The first half of 2022 was rotten for investors in most assets – except gold, which according to various commentators is “doing what it’s supposed to do” which is preserving its value “and your capital”.
Warning lights in late 2021 that inflation was getting a firm grip in many places started to flash with increasing frequency in early 2022, thanks to the Russian invasion of Ukraine. The UK is probably headed for 11% inflation this year, according to the Bank of England. Turkey’s latest inflation is close to 80%. The multi-trillion Dollar ‘stimulus’ give-aways by governments to bat away the possibility of a global recession flooded economies with ‘free’ fiat money (and raised government debts) tilled the soil for global inflation. Russian tanks (and Western sanctions) sowed its seeds. The plants have grown and the harvest is being gathered.
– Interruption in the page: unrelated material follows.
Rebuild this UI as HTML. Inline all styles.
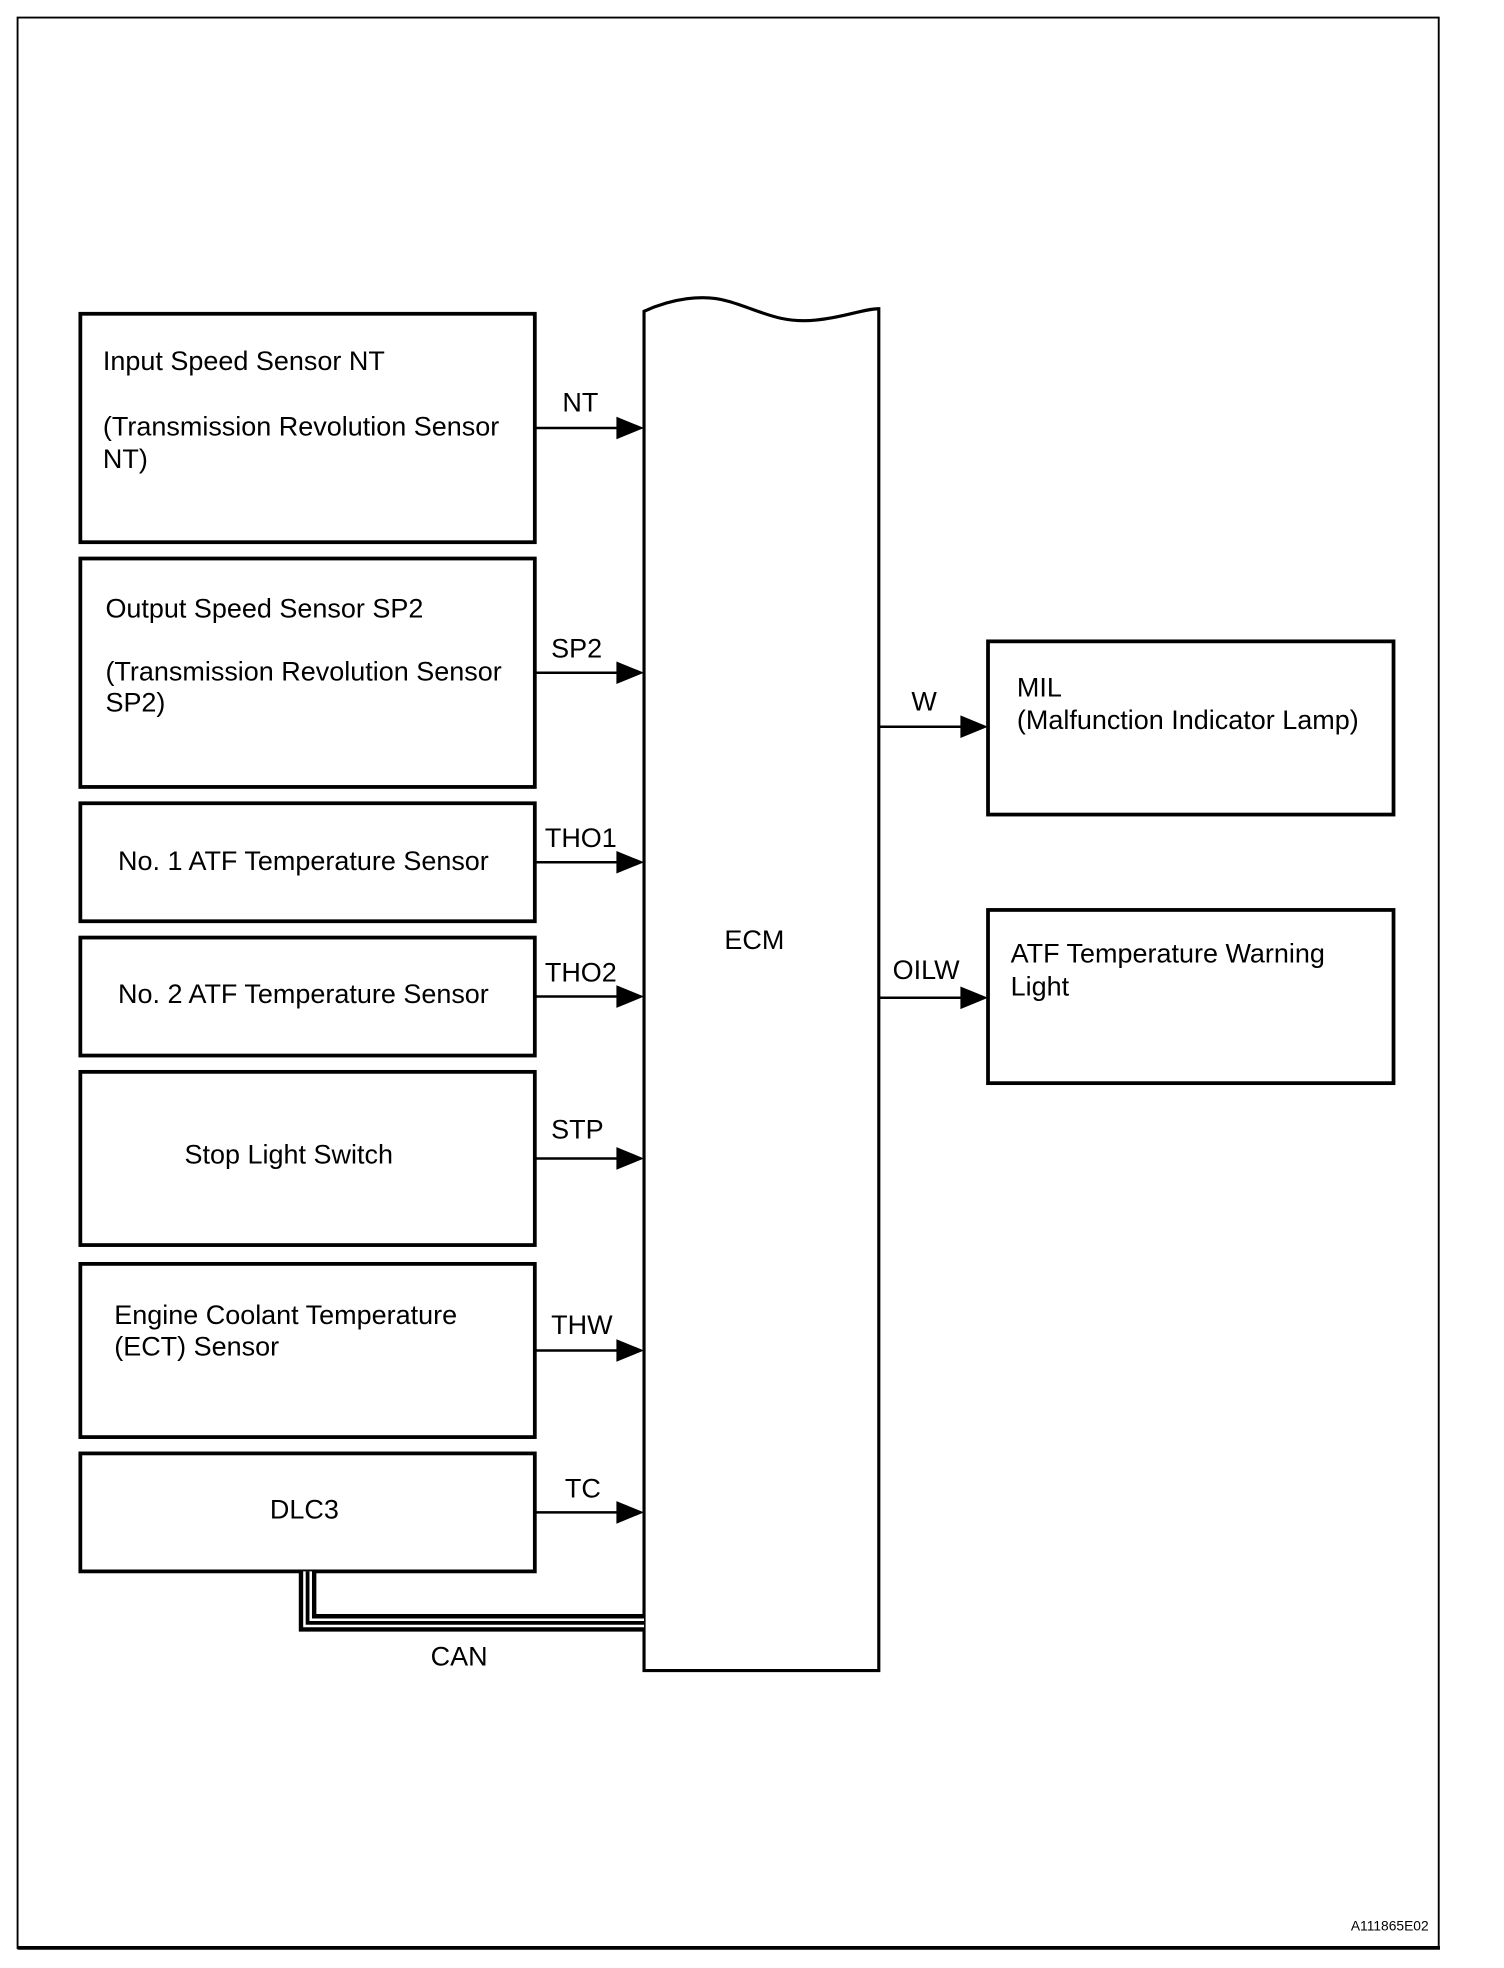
<!DOCTYPE html>
<html><head><meta charset="utf-8"><style>
html,body{margin:0;padding:0;background:#fff;}
svg{display:block;}
text{font-family:"Liberation Sans",Arial,sans-serif;font-size:21.5px;fill:#000;}
</style></head><body>
<svg width="1504" height="1968" viewBox="0 0 1198 1568" preserveAspectRatio="none" xmlns="http://www.w3.org/2000/svg">
<rect x="0" y="0" width="1198" height="1568" fill="#fff"/>
<path d="M14 14 H1146 V1552 H14 Z" fill="none" stroke="#000" stroke-width="1.5"/>
<line x1="14" y1="1552" x2="1147" y2="1552" stroke="#000" stroke-width="3"/>
<g fill="none" stroke="#000" stroke-width="3">
<rect x="64" y="250" width="362" height="182"/>
<rect x="64" y="445" width="362" height="182"/>
<rect x="64" y="640" width="362" height="94"/>
<rect x="64" y="747" width="362" height="94"/>
<rect x="64" y="854" width="362" height="138"/>
<rect x="64" y="1007" width="362" height="138"/>
<rect x="64" y="1158" width="362" height="94"/>
<rect x="787" y="511" width="323" height="138"/>
<rect x="787" y="725" width="323" height="138"/>
</g>
<path d="M513 1331 V248 C535 238 560 234 580 240 C605 247 620 258 650 255 C672 253 688 246 700 246 V1331 Z" fill="#fff" stroke="#000" stroke-width="2.5"/>
<path d="M245 1252 V1293 H513" fill="none" stroke="#000" stroke-width="14"/>
<path d="M245 1252 V1293 H513" fill="none" stroke="#fff" stroke-width="7"/>
<path d="M245 1252 V1293 H513" fill="none" stroke="#000" stroke-width="3"/>
<g stroke="#000" stroke-width="2">
<line x1="426" y1="341" x2="495" y2="341"/>
<line x1="426" y1="536" x2="495" y2="536"/>
<line x1="426" y1="687" x2="495" y2="687"/>
<line x1="426" y1="794" x2="495" y2="794"/>
<line x1="426" y1="923" x2="495" y2="923"/>
<line x1="426" y1="1076" x2="495" y2="1076"/>
<line x1="426" y1="1205" x2="495" y2="1205"/>
<line x1="700" y1="579" x2="770" y2="579"/>
<line x1="700" y1="795" x2="770" y2="795"/>
</g>
<g fill="#000">
<polygon points="491,332 513,341 491,350"/>
<polygon points="491,527 513,536 491,545"/>
<polygon points="491,678 513,687 491,696"/>
<polygon points="491,785 513,794 491,803"/>
<polygon points="491,914 513,923 491,932"/>
<polygon points="491,1067 513,1076 491,1085"/>
<polygon points="491,1196 513,1205 491,1214"/>
<polygon points="765,570 787,579 765,588"/>
<polygon points="765,786 787,795 765,804"/>
</g>
<text x="82" y="295">Input Speed Sensor NT</text>
<text x="82" y="347">(Transmission Revolution Sensor</text>
<text x="82" y="373">NT)</text>
<text x="84" y="492">Output Speed Sensor SP2</text>
<text x="84" y="542">(Transmission Revolution Sensor</text>
<text x="84" y="567">SP2)</text>
<text x="94" y="693">No. 1 ATF Temperature Sensor</text>
<text x="94" y="799">No. 2 ATF Temperature Sensor</text>
<text x="147" y="927">Stop Light Switch</text>
<text x="91" y="1055">Engine Coolant Temperature</text>
<text x="91" y="1080">(ECT) Sensor</text>
<text x="215" y="1210">DLC3</text>
<text x="810" y="555">MIL</text>
<text x="810" y="581">(Malfunction Indicator Lamp)</text>
<text x="805" y="767">ATF Temperature Warning</text>
<text x="805" y="793">Light</text>
<text x="577" y="756">ECM</text>
<text x="448" y="328">NT</text>
<text x="439" y="524">SP2</text>
<text x="434" y="675">THO1</text>
<text x="434" y="782">THO2</text>
<text x="439" y="907">STP</text>
<text x="439" y="1063">THW</text>
<text x="450" y="1193">TC</text>
<text x="726" y="566">W</text>
<text x="711" y="780">OILW</text>
<text x="343" y="1327">CAN</text>
<text x="1076" y="1538" style="font-size:11px" textLength="62">A111865E02</text>
</svg>
</body></html>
That provides the context for the first half of 2022 – investors knew that the major central banks would belatedly get around to pushing up interest rates to try to quell inflation. Their biggest fear became that the medicine for high inflation – high interest rates – would taste so bad that it would bring about a recession. Thus, they got out of just about everything except those assets clearly in strong demand and short supply – crude oil, natural gas, wheat, commodities generally – and the supposed safe haven, the US Dollar. But gold ended the first half of the year just 1.2% lower in US Dollar terms and was up an average of 5.5% against a basket of nine currencies (including the Dollar). Those assets perceived as having high risk, such as tech stocks, were the worst performers. In the second quarter of this year Tesla’s share price suffered a 38% decline, its biggest drop since its 2010 public flotation.
US stocks had their worst first-half drop in 50 years, with a loss in market value of more than $9 trillion since the end of 2021.
Will the second half of 2022 be any better, or will losses get worse? That very much depends where people think we are in the business cycle – still in the downswing or poised for an upturn? Many economists and business executives envisage a recession ahead. Robert Dent, a former analyst with the New York Federal Reserve, told Bloomberg that the “good news is there’s a limit to how severe it’s going to be… The bad news is it’s going to be prolonged”. He foresees a contraction of about 2% that begins in the fourth quarter of this year and lasts through next year. There have been a dozen recessions in the US since World War 2, lasting an average 10 months, the economy contracted by 2.5%, unemployment rose about 3.8% and corporate profits fell around 15%.
The major central banks – the European Central Bank, the Bank of England, and the US Federal Reserve – seem more united than for many months in recognising the need to raise interest rates to stifle inflation. The danger is that they may lag events and make money and credit more expensive as their economies are already weakening. In three-quarters of all market recessions since that of 1976 the value of gold has increased significantly, while the S&P 500 has sunk.
At Glint, we make every effort to demonstrate a balanced conversation between gold, crypto and fiat currencies when it comes to purchasing power and, while we strongly believe that gold is the fairest and most reliable currency on the planet, we need to point out that it isn’t 100% risk free. While we have seen a steady increase over time, the value of gold can fall, which means that its purchasing power can also decline.